A number of related problems can occur when you are running multiple instances of a job from job sequence, or a script that sequences jobs with the dsjob command.

Symptoms

  • Multiple job instances run from a sequence or a script, and the sequence reports that status=99 for one or more of the job instances.
  • Multiple job instances run from a sequence or a script, and the job instances take a long time to start and to finish.
  • More than 25 job instances run from a sequence or a script, and the sequence reports that status=99 for one or more of the job instances.
  • The system does not have enough resources because of a heavy work load, and the sequence reports a code=-99 error for a parallel job.
  • On Intel RedHat and Suse systems, jobs can hang despite having successfully run the underlying OSH code.
  • Some jobs run with missing parameters, or parameters that are erroneously set to default values.

Resolving the problem

For release 8.0.x /8.1:

  • If your system uses RedHat, Suse, or Intel, install JR30015v5.
  • If your system does not use RedHat, Suse, or Intel, install JR30015v6 on the server.
  • If auto-purge is enabled, and more than 25 instances of a job are run simultaneously, then the JR30015v3 client patch must be installed on all client systems.
  • Recompile all parallel jobs after you install the patch or fix pack.

For release 8.1:

  • Install fix pack 1.
  • Recompile all parallel jobs after you install the patch or fix pack.

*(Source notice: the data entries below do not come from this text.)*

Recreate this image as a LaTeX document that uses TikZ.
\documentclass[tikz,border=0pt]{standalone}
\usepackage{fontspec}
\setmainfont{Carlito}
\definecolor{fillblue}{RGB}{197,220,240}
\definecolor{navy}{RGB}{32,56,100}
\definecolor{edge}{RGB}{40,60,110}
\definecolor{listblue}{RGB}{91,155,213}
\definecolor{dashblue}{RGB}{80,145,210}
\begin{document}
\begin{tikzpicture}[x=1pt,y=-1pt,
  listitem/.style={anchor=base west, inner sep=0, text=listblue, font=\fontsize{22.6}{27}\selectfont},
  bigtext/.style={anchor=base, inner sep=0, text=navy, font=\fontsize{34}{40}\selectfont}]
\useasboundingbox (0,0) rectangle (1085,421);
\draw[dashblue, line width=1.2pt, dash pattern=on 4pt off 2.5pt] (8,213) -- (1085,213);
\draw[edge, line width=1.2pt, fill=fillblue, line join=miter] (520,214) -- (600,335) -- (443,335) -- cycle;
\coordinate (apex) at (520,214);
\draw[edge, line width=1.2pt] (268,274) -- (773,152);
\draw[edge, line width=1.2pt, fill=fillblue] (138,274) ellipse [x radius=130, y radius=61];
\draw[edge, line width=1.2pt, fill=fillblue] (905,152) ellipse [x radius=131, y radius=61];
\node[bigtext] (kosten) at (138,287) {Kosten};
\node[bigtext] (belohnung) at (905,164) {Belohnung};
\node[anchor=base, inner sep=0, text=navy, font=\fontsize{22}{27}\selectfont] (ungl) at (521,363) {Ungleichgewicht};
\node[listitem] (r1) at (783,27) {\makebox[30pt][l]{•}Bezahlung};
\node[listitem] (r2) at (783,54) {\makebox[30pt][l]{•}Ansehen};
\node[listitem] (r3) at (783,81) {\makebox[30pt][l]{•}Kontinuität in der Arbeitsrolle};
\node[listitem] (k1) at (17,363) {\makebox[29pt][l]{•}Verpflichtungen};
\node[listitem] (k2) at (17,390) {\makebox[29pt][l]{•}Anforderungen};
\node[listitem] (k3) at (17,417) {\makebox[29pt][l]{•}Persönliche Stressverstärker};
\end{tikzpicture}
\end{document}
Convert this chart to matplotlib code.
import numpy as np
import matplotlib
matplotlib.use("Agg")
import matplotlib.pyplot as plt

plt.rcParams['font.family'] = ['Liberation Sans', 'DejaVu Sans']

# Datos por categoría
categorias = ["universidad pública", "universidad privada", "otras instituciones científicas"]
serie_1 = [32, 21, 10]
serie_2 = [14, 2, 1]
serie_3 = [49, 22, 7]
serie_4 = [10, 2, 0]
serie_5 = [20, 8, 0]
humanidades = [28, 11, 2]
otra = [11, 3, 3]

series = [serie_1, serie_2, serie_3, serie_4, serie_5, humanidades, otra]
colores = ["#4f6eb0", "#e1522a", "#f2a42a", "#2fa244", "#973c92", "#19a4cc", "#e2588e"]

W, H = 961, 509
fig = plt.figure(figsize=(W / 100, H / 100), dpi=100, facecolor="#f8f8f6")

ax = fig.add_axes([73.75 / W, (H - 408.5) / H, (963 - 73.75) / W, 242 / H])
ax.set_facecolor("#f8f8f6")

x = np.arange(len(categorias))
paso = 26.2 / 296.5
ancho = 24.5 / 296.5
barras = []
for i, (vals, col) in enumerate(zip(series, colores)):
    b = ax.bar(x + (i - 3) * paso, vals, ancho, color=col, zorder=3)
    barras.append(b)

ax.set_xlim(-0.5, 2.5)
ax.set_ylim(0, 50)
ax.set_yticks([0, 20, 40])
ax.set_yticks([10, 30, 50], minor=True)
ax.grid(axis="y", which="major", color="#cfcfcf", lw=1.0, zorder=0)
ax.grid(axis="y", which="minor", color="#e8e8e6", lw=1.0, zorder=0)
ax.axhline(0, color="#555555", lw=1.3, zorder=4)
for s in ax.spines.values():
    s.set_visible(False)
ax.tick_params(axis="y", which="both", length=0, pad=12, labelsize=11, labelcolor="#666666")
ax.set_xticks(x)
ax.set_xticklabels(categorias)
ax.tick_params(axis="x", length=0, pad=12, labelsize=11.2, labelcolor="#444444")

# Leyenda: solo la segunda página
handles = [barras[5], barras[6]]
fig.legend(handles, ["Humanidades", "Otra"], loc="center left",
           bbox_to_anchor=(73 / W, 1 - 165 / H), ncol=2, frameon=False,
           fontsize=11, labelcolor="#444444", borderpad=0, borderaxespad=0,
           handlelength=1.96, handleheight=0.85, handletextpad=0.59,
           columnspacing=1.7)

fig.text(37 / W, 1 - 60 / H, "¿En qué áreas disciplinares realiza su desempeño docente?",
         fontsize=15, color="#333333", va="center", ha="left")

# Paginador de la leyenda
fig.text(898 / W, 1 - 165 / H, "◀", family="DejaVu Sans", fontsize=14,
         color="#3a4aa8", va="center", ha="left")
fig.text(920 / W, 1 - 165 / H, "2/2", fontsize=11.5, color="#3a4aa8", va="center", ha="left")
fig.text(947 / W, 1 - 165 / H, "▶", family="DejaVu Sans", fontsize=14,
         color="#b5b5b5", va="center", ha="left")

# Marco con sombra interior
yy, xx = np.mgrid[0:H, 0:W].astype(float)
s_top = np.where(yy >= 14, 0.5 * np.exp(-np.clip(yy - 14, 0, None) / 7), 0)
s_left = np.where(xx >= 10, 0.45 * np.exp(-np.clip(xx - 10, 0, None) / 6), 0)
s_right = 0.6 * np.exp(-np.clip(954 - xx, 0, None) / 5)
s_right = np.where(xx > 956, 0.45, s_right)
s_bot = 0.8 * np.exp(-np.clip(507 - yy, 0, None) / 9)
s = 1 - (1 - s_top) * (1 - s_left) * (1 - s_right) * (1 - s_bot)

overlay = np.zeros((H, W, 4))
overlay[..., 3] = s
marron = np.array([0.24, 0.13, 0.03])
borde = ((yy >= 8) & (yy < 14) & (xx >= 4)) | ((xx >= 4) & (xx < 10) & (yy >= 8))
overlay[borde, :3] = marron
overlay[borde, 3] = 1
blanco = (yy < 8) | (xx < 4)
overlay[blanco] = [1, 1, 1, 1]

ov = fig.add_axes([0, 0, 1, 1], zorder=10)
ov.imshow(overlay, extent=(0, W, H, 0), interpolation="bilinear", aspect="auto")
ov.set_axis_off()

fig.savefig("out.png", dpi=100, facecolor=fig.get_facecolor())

The fix introduces the following optional capabilities:

Environment variable: DSWaitResetStartup

When multiple instances of a job are run from a sequence, and one or more of the job instances are set to reset, the sequence might report that status=99. This can occur because the controlling sequence did not give the job instances enough time to reset before polling its status. The startup time for a job reset must be increased. The environment variable DSWaitResetStartup can be used for this purpose. The maximum value that can be set for DSWaitResetStartup is equal to the value of DSWaitStartup, which is 60 by default. For example, if a value of 120 is required for DSWaitResetStartup, you must ensure that DSWaitStartup is also set to a minimum of 120.

Environment variable: DS_NO_INSTANCE_PURGING

If the system is under extreme load, it might be necessary to use the DS_NO_INSTANCE_PURGING environment variable if Status=99 errors still occur when you run many multi-instance jobs and auto-purge is enabled. This environment variable must be set to 1. This stops the auto-purge from deleting the status records for the job instance, allowing the controlling job to read its status when system resource becomes available. (In other situations, you might want clean logs with no persistent instance entries, so the default behavior is to purge instance entries.)

Client change, and environment variable DSJobStartedMax

The number of recorded instance identifiers increased to 100 from a value of 25. The increase prevents status records from being purged when more than 25 instances run simultaneously. If you use N-instance auto-purging and run more than 25 simultaneous instances, then the N-Instance auto-purge limit must be set to more than 25. The limit is set in the Director or Administrator clients. If you must run more than 100 Instances simultaneously, then the environment variable DSJobStartedMax must be set to the required value. The maximum value is 9999. The APAR number for this issue is APAR JR30015.